To be done — Working from the top of the listing below, retype each line through the line containing "const xTicksA = [-30,-20,-10,0,10];", both included, with no pictures.

━━ Dataset extract

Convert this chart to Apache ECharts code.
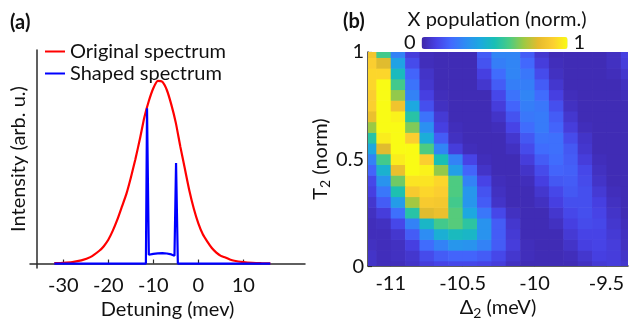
<!DOCTYPE html>
<html><head><meta charset="utf-8">
<script src="https://cdn.jsdelivr.net/npm/echarts@6/dist/echarts.min.js"></script>
<style>html,body{margin:0;padding:0;background:#fff}#c{width:632px;height:325px}</style>
</head><body><div id="c"></div>
<script>
// ---- Panel (a) data ----
const detuning = [-32,-30,-28,-26,-24,-22,-21,-20,-19,-18,-17,-16,-15,-14,-13,-12,-11,-10,-9,-8,-7,-6,-5,-4,-3,-2,-1,0,1,2,3,4,5,6,7,8,10,12,14,16];
const originalSpectrum = [0.002,0.004,0.008,0.017,0.035,0.07,0.095,0.13,0.18,0.24,0.31,0.38,0.47,0.57,0.68,0.80,0.89,0.96,1.0,0.995,0.95,0.87,0.77,0.64,0.52,0.40,0.30,0.22,0.16,0.12,0.085,0.06,0.042,0.033,0.022,0.015,0.008,0.004,0.002,0.001];
const shapedDetuning = [-32,-11.65,-11.4,-11.0,-10,-9,-8,-7,-6,-5.3,-4.95,-4.55,16];
const shapedSpectrum = [0,0,0.85,0.048,0.053,0.056,0.057,0.055,0.05,0.043,0.55,0,0];
const xTicksA = [-30,-20,-10,0,10];

// ---- Panel (b) data ----
const delta2 = [-11.15,-11.05,-10.95,-10.85,-10.75,-10.65,-10.55,-10.45,-10.35,-10.25,-10.15,-10.05,-9.95,-9.85,-9.75,-9.65,-9.55,-9.45,-9.35];
const t2 = [0,0.05,0.1,0.15,0.2,0.25,0.3,0.35,0.4,0.45,0.5,0.55,0.6,0.65,0.7,0.75,0.8,0.85,0.9,0.95,1.0];
// rows follow t2 (bottom to top), columns follow delta2
const population = [
  [0.09,0.07,0.07,0.09,0.12,0.14,0.15,0.15,0.14,0.12,0.08,0.06,0.06,0.06,0.06,0.08,0.11,0.12,0.1],
  [0.09,0.07,0.08,0.1,0.16,0.2,0.22,0.22,0.2,0.15,0.1,0.07,0.06,0.06,0.07,0.1,0.13,0.12,0.09],
  [0.08,0.07,0.08,0.13,0.24,0.3,0.36,0.35,0.3,0.2,0.12,0.07,0.06,0.06,0.09,0.13,0.14,0.12,0.08],
  [0.07,0.07,0.1,0.2,0.33,0.45,0.5,0.48,0.35,0.2,0.11,0.06,0.06,0.06,0.11,0.14,0.14,0.11,0.08],
  [0.07,0.08,0.15,0.3,0.48,0.6,0.63,0.56,0.35,0.2,0.1,0.06,0.06,0.08,0.13,0.16,0.15,0.1,0.07],
  [0.08,0.12,0.25,0.55,0.8,0.83,0.63,0.42,0.27,0.15,0.08,0.06,0.06,0.1,0.15,0.17,0.14,0.09,0.06],
  [0.1,0.2,0.38,0.72,0.88,0.87,0.6,0.36,0.2,0.09,0.06,0.06,0.08,0.13,0.17,0.17,0.13,0.08,0.06],
  [0.13,0.27,0.53,0.88,0.92,0.9,0.62,0.36,0.18,0.08,0.06,0.06,0.1,0.15,0.19,0.17,0.11,0.07,0.06],
  [0.15,0.35,0.66,0.95,0.95,0.92,0.62,0.3,0.14,0.07,0.06,0.07,0.13,0.19,0.2,0.16,0.09,0.06,0.06],
  [0.22,0.46,0.83,1.0,0.98,0.7,0.39,0.22,0.09,0.06,0.06,0.09,0.16,0.22,0.21,0.15,0.08,0.06,0.06],
  [0.3,0.6,0.97,1.0,0.9,0.52,0.3,0.14,0.07,0.06,0.06,0.12,0.2,0.24,0.2,0.12,0.07,0.06,0.06],
  [0.42,0.8,1.0,1.0,0.62,0.31,0.12,0.07,0.06,0.06,0.08,0.16,0.24,0.25,0.19,0.1,0.06,0.06,0.06],
  [0.55,0.97,1.0,0.9,0.44,0.2,0.08,0.06,0.06,0.06,0.1,0.19,0.26,0.25,0.16,0.09,0.06,0.06,0.06],
  [0.71,1.0,1.0,0.68,0.34,0.13,0.07,0.06,0.06,0.07,0.14,0.24,0.28,0.22,0.12,0.07,0.06,0.06,0.06],
  [0.83,1.0,0.98,0.55,0.26,0.11,0.06,0.06,0.06,0.09,0.18,0.27,0.28,0.2,0.1,0.06,0.06,0.06,0.06],
  [0.9,1.0,0.85,0.42,0.17,0.08,0.06,0.06,0.06,0.12,0.22,0.29,0.27,0.17,0.08,0.06,0.06,0.06,0.06],
  [0.9,1.0,0.7,0.3,0.13,0.07,0.06,0.06,0.06,0.15,0.26,0.31,0.24,0.13,0.07,0.06,0.06,0.06,0.07],
  [0.92,1.0,0.6,0.26,0.1,0.06,0.06,0.06,0.1,0.2,0.29,0.29,0.2,0.1,0.06,0.06,0.06,0.06,0.08],
  [0.92,0.92,0.5,0.22,0.09,0.06,0.06,0.06,0.13,0.24,0.31,0.27,0.16,0.08,0.06,0.06,0.06,0.07,0.1],
  [0.9,0.8,0.4,0.16,0.07,0.06,0.06,0.06,0.18,0.29,0.31,0.23,0.12,0.07,0.06,0.06,0.06,0.08,0.12],
  [0.86,0.6,0.3,0.12,0.07,0.06,0.06,0.06,0.2,0.31,0.31,0.2,0.1,0.06,0.06,0.06,0.06,0.08,0.13]
];
const xTicksB = [-11,-10.5,-10,-9.5];
const yTicksB = [0,0.5,1];
const parula = ['#3e26a8','#4741e5','#4269fe','#2d8cf3','#1ca9df','#19bfb5','#4acb84','#9dc943','#e6bb2d','#fccf30','#f9fb15'];

const FONT = 'Lato';
const TXT = '#111';
const AX = '#2b2b2b';

const redData = detuning.map((d, i) => [d, originalSpectrum[i]]);
const blueData = shapedDetuning.map((d, i) => [d, shapedSpectrum[i]]);
const heatData = [];
t2.forEach((y, r) => delta2.forEach((x, c) => heatData.push([x, y, population[r][c]])));
const dx = 0.1, dy = 0.05;

const chart = echarts.init(document.getElementById('c'), null, {renderer: 'canvas'});
chart.setOption({
  animation: false,
  textStyle: {fontFamily: FONT},
  grid: [
    {left: 30, top: 50, width: 275, height: 228},
    {left: 368, top: 52, width: 260, height: 223}
  ],
  legend: {
    data: ['Original spectrum', 'Shaped spectrum'],
    orient: 'vertical', left: 45, top: 41, padding: 0,
    icon: 'rect', itemWidth: 20, itemHeight: 2, itemGap: 1,
    textStyle: {fontFamily: FONT, fontSize: 20, color: TXT, lineHeight: 21}
  },
  xAxis: [
    {
      gridIndex: 0, type: 'value', min: -37.4, max: 23.7,
      axisLine: {onZero: true, lineStyle: {color: AX, width: 1.5}},
      axisTick: {inside: true, length: 4, customValues: xTicksA, lineStyle: {color: AX, width: 1.2}},
      axisLabel: {customValues: xTicksA, fontFamily: FONT, fontSize: 20, color: TXT, margin: 7},
      splitLine: {show: false},
      name: 'Detuning (mev)', nameLocation: 'middle', nameGap: 28,
      nameTextStyle: {fontFamily: FONT, fontSize: 20, color: TXT}
    },
    {
      gridIndex: 1, type: 'value', min: -11.158, max: -9.35,
      axisLine: {lineStyle: {color: AX, width: 1.5}},
      axisTick: {inside: true, length: 4, customValues: xTicksB, lineStyle: {color: AX, width: 1.2}},
      axisLabel: {customValues: xTicksB, fontFamily: FONT, fontSize: 20, color: TXT, margin: 7},
      splitLine: {show: false},
      name: '{a|Δ}{s|2}{a| (meV)}', nameLocation: 'middle', nameGap: 28,
      nameTextStyle: {fontFamily: FONT, fontSize: 20, color: TXT,
        rich: {a: {fontFamily: FONT, fontSize: 20, color: TXT}, s: {fontFamily: FONT, fontSize: 14, color: TXT, padding: [10, 0, 0, 0]}}}
    }
  ],
  yAxis: [
    {
      gridIndex: 0, type: 'value', min: -0.025, max: 1.169, offset: -7,
      axisLine: {show: true, onZero: false, lineStyle: {color: AX, width: 1.5}},
      axisTick: {show: false}, axisLabel: {show: false}, splitLine: {show: false},
      name: 'Intensity (arb. u.)', nameLocation: 'middle', nameGap: 8,
      nameTextStyle: {fontFamily: FONT, fontSize: 20, color: TXT}
    },
    {
      gridIndex: 1, type: 'value', min: 0, max: 1,
      axisLine: {show: true, onZero: false, lineStyle: {color: AX, width: 1.5}},
      axisTick: {show: true, inside: true, length: 4, customValues: yTicksB, lineStyle: {color: AX, width: 1.2}},
      axisLabel: {customValues: yTicksB, fontFamily: FONT, fontSize: 20, color: TXT, margin: 4},
      splitLine: {show: false},
      name: '{a|T}{s|2}{a| (norm)}', nameLocation: 'middle', nameGap: 28,
      nameTextStyle: {fontFamily: FONT, fontSize: 20, color: TXT,
        rich: {a: {fontFamily: FONT, fontSize: 20, color: TXT}, s: {fontFamily: FONT, fontSize: 14, color: TXT, padding: [10, 0, 0, 0]}}}
    }
  ],
  visualMap: {
    type: 'continuous', seriesIndex: 2, dimension: 2,
    min: 0.04, max: 1, calculable: false, realtime: false, hoverLink: false,
    orient: 'horizontal', left: 404, top: 33, padding: 0,
    itemWidth: 12, itemHeight: 146, text: ['1', '0'], textGap: 6,
    textStyle: {fontFamily: FONT, fontSize: 20, color: TXT},
    inRange: {color: parula}
  },
  graphic: [
    {type: 'text', left: 10, top: 13, style: {text: '(a)', font: 'bold 20px Lato', fill: TXT}},
    {type: 'text', left: 343, top: 12, style: {text: '(b)', font: 'bold 20px Lato', fill: TXT}},
    {type: 'text', x: 497, y: 20, style: {text: 'X population (norm.)', font: '20px Lato', fill: TXT, align: 'center', verticalAlign: 'middle'}}
  ],
  series: [
    {
      name: 'Original spectrum', type: 'line', xAxisIndex: 0, yAxisIndex: 0,
      data: redData, showSymbol: false, smooth: 0.2, color: '#ff0000',
      lineStyle: {color: '#ff0000', width: 2.2}, z: 2
    },
    {
      name: 'Shaped spectrum', type: 'line', xAxisIndex: 0, yAxisIndex: 0,
      data: blueData, showSymbol: false, color: '#0000ff',
      lineStyle: {color: '#0000ff', width: 2.2}, z: 3
    },
    {
      type: 'custom', xAxisIndex: 1, yAxisIndex: 1, clip: true,
      data: heatData, encode: {x: 0, y: 1},
      renderItem: function (params, api) {
        const x = api.value(0), y = api.value(1);
        const p0 = api.coord([x - dx / 2, y + dy / 2]);
        const p1 = api.coord([x + dx / 2, y - dy / 2]);
        return {
          type: 'rect',
          shape: {x: p0[0], y: p0[1], width: p1[0] - p0[0] + 0.6, height: p1[1] - p0[1] + 0.6},
          style: {fill: api.visual('color')}
        };
      },
      z: 1
    }
  ]
});
</script></body></html>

━━━━

Answer to the task —
Convert this chart to Apache ECharts code.
<!DOCTYPE html>
<html><head><meta charset="utf-8">
<script src="https://cdn.jsdelivr.net/npm/echarts@6/dist/echarts.min.js"></script>
<style>html,body{margin:0;padding:0;background:#fff}#c{width:632px;height:325px}</style>
</head><body><div id="c"></div>
<script>
// ---- Panel (a) data ----
const detuning = [-32,-30,-28,-26,-24,-22,-21,-20,-19,-18,-17,-16,-15,-14,-13,-12,-11,-10,-9,-8,-7,-6,-5,-4,-3,-2,-1,0,1,2,3,4,5,6,7,8,10,12,14,16];
const originalSpectrum = [0.002,0.004,0.008,0.017,0.035,0.07,0.095,0.13,0.18,0.24,0.31,0.38,0.47,0.57,0.68,0.80,0.89,0.96,1.0,0.995,0.95,0.87,0.77,0.64,0.52,0.40,0.30,0.22,0.16,0.12,0.085,0.06,0.042,0.033,0.022,0.015,0.008,0.004,0.002,0.001];
const shapedDetuning = [-32,-11.65,-11.4,-11.0,-10,-9,-8,-7,-6,-5.3,-4.95,-4.55,16];
const shapedSpectrum = [0,0,0.85,0.048,0.053,0.056,0.057,0.055,0.05,0.043,0.55,0,0];
const xTicksA = [-30,-20,-10,0,10];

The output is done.